* Given exercise
Copy all of the material exactly. Pictures are not to appear in the copy.

* Raw data
▼

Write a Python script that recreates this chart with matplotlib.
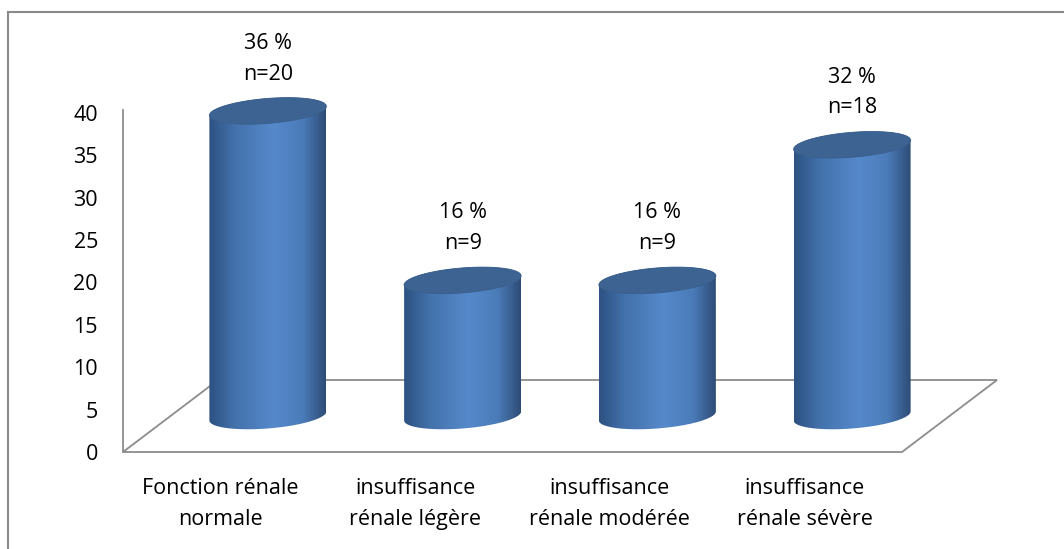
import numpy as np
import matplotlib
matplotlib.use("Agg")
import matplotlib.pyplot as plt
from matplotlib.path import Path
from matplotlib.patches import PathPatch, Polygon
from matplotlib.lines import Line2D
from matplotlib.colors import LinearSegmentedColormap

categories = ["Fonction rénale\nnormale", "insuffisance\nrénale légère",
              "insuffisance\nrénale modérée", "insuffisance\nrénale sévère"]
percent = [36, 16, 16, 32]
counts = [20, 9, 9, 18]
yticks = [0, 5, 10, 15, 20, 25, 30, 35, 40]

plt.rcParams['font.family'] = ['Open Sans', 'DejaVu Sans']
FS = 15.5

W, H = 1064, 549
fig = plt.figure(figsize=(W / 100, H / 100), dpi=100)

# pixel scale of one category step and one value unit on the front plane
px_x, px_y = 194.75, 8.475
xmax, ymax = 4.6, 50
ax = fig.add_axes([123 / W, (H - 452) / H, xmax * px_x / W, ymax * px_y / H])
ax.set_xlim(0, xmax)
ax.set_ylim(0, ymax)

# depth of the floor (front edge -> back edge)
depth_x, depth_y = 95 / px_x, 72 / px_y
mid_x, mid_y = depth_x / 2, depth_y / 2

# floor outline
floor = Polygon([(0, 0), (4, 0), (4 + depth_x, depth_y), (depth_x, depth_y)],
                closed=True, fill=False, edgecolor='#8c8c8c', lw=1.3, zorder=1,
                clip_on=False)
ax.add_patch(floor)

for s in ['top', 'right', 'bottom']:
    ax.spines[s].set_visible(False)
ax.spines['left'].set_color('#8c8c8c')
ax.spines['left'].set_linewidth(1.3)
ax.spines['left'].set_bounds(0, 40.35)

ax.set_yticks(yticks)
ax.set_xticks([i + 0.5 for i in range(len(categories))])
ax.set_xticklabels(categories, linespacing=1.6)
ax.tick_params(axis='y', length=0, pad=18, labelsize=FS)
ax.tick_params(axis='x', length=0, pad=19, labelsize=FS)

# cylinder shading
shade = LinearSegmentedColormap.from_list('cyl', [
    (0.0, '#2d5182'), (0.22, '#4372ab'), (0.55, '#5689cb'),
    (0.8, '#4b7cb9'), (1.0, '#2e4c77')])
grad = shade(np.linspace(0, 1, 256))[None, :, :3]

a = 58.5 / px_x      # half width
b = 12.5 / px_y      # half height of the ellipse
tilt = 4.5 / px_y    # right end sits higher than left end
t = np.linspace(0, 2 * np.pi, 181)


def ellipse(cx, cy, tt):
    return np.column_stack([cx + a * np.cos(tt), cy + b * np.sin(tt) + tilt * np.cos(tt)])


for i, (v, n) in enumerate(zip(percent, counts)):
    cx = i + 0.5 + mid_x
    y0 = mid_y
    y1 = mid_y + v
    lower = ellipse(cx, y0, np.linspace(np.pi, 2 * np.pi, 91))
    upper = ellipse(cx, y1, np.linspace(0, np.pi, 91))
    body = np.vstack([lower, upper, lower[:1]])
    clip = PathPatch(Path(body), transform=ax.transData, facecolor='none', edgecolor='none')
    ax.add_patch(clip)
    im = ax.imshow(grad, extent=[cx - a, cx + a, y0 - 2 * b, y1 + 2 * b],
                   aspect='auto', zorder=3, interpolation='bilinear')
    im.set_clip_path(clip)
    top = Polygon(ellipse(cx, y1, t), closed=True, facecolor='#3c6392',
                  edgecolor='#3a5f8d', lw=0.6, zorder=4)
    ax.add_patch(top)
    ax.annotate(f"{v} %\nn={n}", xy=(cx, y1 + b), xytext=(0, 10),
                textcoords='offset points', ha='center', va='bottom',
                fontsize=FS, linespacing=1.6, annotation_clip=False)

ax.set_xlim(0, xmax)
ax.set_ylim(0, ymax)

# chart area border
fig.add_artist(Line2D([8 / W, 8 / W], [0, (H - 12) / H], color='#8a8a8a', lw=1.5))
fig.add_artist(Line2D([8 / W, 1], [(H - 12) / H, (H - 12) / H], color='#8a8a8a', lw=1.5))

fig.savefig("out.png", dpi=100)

▲

* Written solution
Write a Python script that recreates this chart with matplotlib.
import numpy as np
import matplotlib
matplotlib.use("Agg")
import matplotlib.pyplot as plt
from matplotlib.path import Path
from matplotlib.patches import PathPatch, Polygon
from matplotlib.lines import Line2D
from matplotlib.colors import LinearSegmentedColormap

categories = ["Fonction rénale\nnormale", "insuffisance\nrénale légère",
              "insuffisance\nrénale modérée", "insuffisance\nrénale sévère"]
percent = [36, 16, 16, 32]
counts = [20, 9, 9, 18]
yticks = [0, 5, 10, 15, 20, 25, 30, 35, 40]

plt.rcParams['font.family'] = ['Open Sans', 'DejaVu Sans']
FS = 15.5

W, H = 1064, 549
fig = plt.figure(figsize=(W / 100, H / 100), dpi=100)

# pixel scale of one category step and one value unit on the front plane
px_x, px_y = 194.75, 8.475
xmax, ymax = 4.6, 50
ax = fig.add_axes([123 / W, (H - 452) / H, xmax * px_x / W, ymax * px_y / H])
ax.set_xlim(0, xmax)
ax.set_ylim(0, ymax)

# depth of the floor (front edge -> back edge)
depth_x, depth_y = 95 / px_x, 72 / px_y
mid_x, mid_y = depth_x / 2, depth_y / 2

# floor outline
floor = Polygon([(0, 0), (4, 0), (4 + depth_x, depth_y), (depth_x, depth_y)],
                closed=True, fill=False, edgecolor='#8c8c8c', lw=1.3, zorder=1,
                clip_on=False)
ax.add_patch(floor)

for s in ['top', 'right', 'bottom']:
    ax.spines[s].set_visible(False)
ax.spines['left'].set_color('#8c8c8c')
ax.spines['left'].set_linewidth(1.3)
ax.spines['left'].set_bounds(0, 40.35)

ax.set_yticks(yticks)
ax.set_xticks([i + 0.5 for i in range(len(categories))])
ax.set_xticklabels(categories, linespacing=1.6)
ax.tick_params(axis='y', length=0, pad=18, labelsize=FS)
ax.tick_params(axis='x', length=0, pad=19, labelsize=FS)

# cylinder shading
shade = LinearSegmentedColormap.from_list('cyl', [
    (0.0, '#2d5182'), (0.22, '#4372ab'), (0.55, '#5689cb'),
    (0.8, '#4b7cb9'), (1.0, '#2e4c77')])
grad = shade(np.linspace(0, 1, 256))[None, :, :3]

a = 58.5 / px_x      # half width
b = 12.5 / px_y      # half height of the ellipse
tilt = 4.5 / px_y    # right end sits higher than left end
t = np.linspace(0, 2 * np.pi, 181)


def ellipse(cx, cy, tt):
    return np.column_stack([cx + a * np.cos(tt), cy + b * np.sin(tt) + tilt * np.cos(tt)])


for i, (v, n) in enumerate(zip(percent, counts)):
    cx = i + 0.5 + mid_x
    y0 = mid_y
    y1 = mid_y + v
    lower = ellipse(cx, y0, np.linspace(np.pi, 2 * np.pi, 91))
    upper = ellipse(cx, y1, np.linspace(0, np.pi, 91))
    body = np.vstack([lower, upper, lower[:1]])
    clip = PathPatch(Path(body), transform=ax.transData, facecolor='none', edgecolor='none')
    ax.add_patch(clip)
    im = ax.imshow(grad, extent=[cx - a, cx + a, y0 - 2 * b, y1 + 2 * b],
                   aspect='auto', zorder=3, interpolation='bilinear')
    im.set_clip_path(clip)
    top = Polygon(ellipse(cx, y1, t), closed=True, facecolor='#3c6392',
                  edgecolor='#3a5f8d', lw=0.6, zorder=4)
    ax.add_patch(top)
    ax.annotate(f"{v} %\nn={n}", xy=(cx, y1 + b), xytext=(0, 10),
                textcoords='offset points', ha='center', va='bottom',
                fontsize=FS, linespacing=1.6, annotation_clip=False)

ax.set_xlim(0, xmax)
ax.set_ylim(0, ymax)

# chart area border
fig.add_artist(Line2D([8 / W, 8 / W], [0, (H - 12) / H], color='#8a8a8a', lw=1.5))
fig.add_artist(Line2D([8 / W, 1], [(H - 12) / H, (H - 12) / H], color='#8a8a8a', lw=1.5))

fig.savefig("out.png", dpi=100)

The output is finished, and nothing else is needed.